What Makes Marriage Hard? These 5 Things (Among Others)

I wrote this post three years ago. For some reason—maybe it’s the fact that my husband and I are now approaching one decade together—it’s been on my mind lately. I was hungry to re-read it and see if I still feel the same way. Good news—I do! I took the chance to fill it in a bit more and bring it back up to the front. Thanks so much for being here! I hope you enjoy it.

“Marriage is hard.”

I had heard that statement all my life.

But I suppose because I was young and my head was full of qualities that I just knew I’d find in a spouse, I never thought to ask more about what makes marriage “hard.” Subconsciously, I probably even believed that the type of guy I would catch would never make it that hard.

In reality, marriage can be incredibly difficult no matter how great the guy or how prepared you think you are. It takes a lot to meld two lives—two different personalities, from two different backgrounds, equipped with entirely different ways of dealing with conflict and seeing the world.
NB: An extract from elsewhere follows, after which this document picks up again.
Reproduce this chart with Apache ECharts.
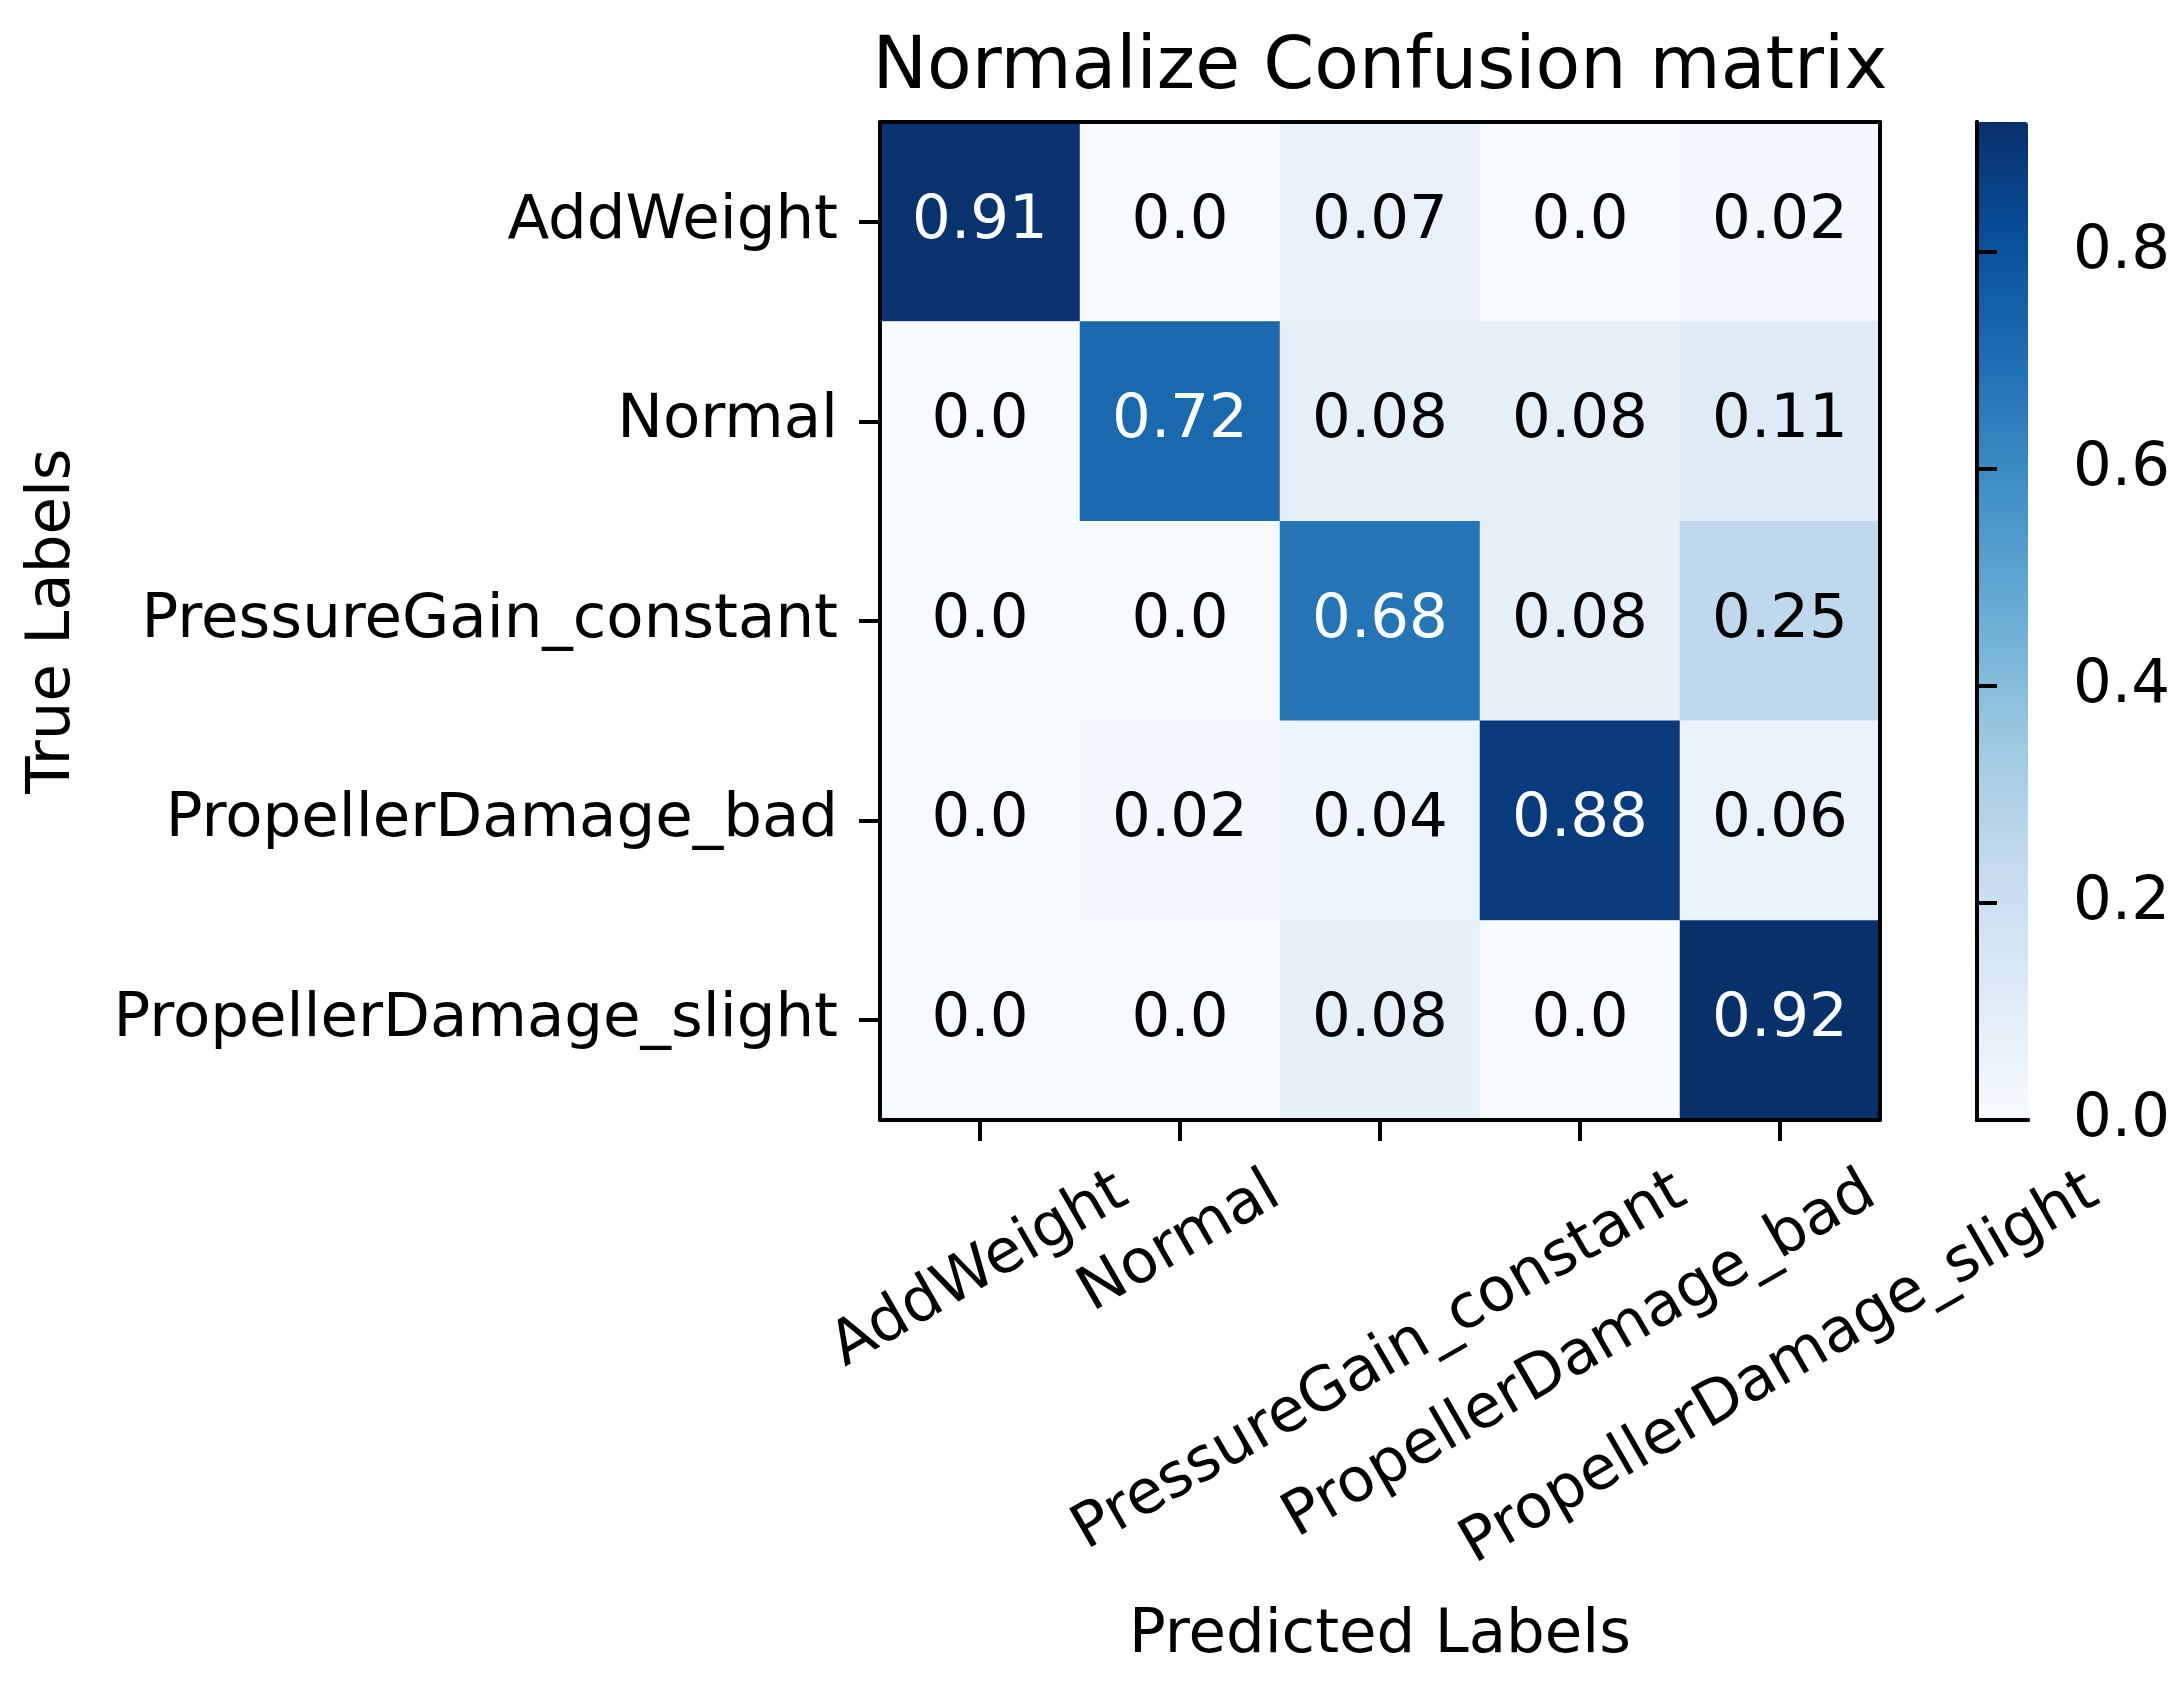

If I could go back and give my twenty-year-old self a heart to heart (if only!), here is what I’d tell her makes marriage challenging: 

5 Things that Make Marriage Hard (But Worth It) | "While 'sameness' sounds downright dreamy sometimes—it's in navigating our differences that we learn what real love is."

1. Overcoming Expectations Based on Family Experience

The relationships you observed and experienced your whole life in your own family are likely very different from what your soon-to-be spouse experienced. Ryan and I laugh now at how similar we thought our families were before we married. We both come from tight-knit families of six. Our dads are quiet leaders in the home; our moms work in education. Our families share the same faith and values. But beneath those things, there are a million things that make our families significantly different. From gender roles to parenting philosophies to attitudes toward money and so much more—those roots shaped us as individuals.

2. Settling into Roles

Getting comfortable and settling into roles is GREAT with the roles that work for you as a couple. He is the night owl who hangs out with the wide-eyed newborn while she catches a few hours of sleep before taking over. He makes lunches while she gets the kids dressed. She walks the line of pessimism while he (the diehard optimist) helps her see the silver lining.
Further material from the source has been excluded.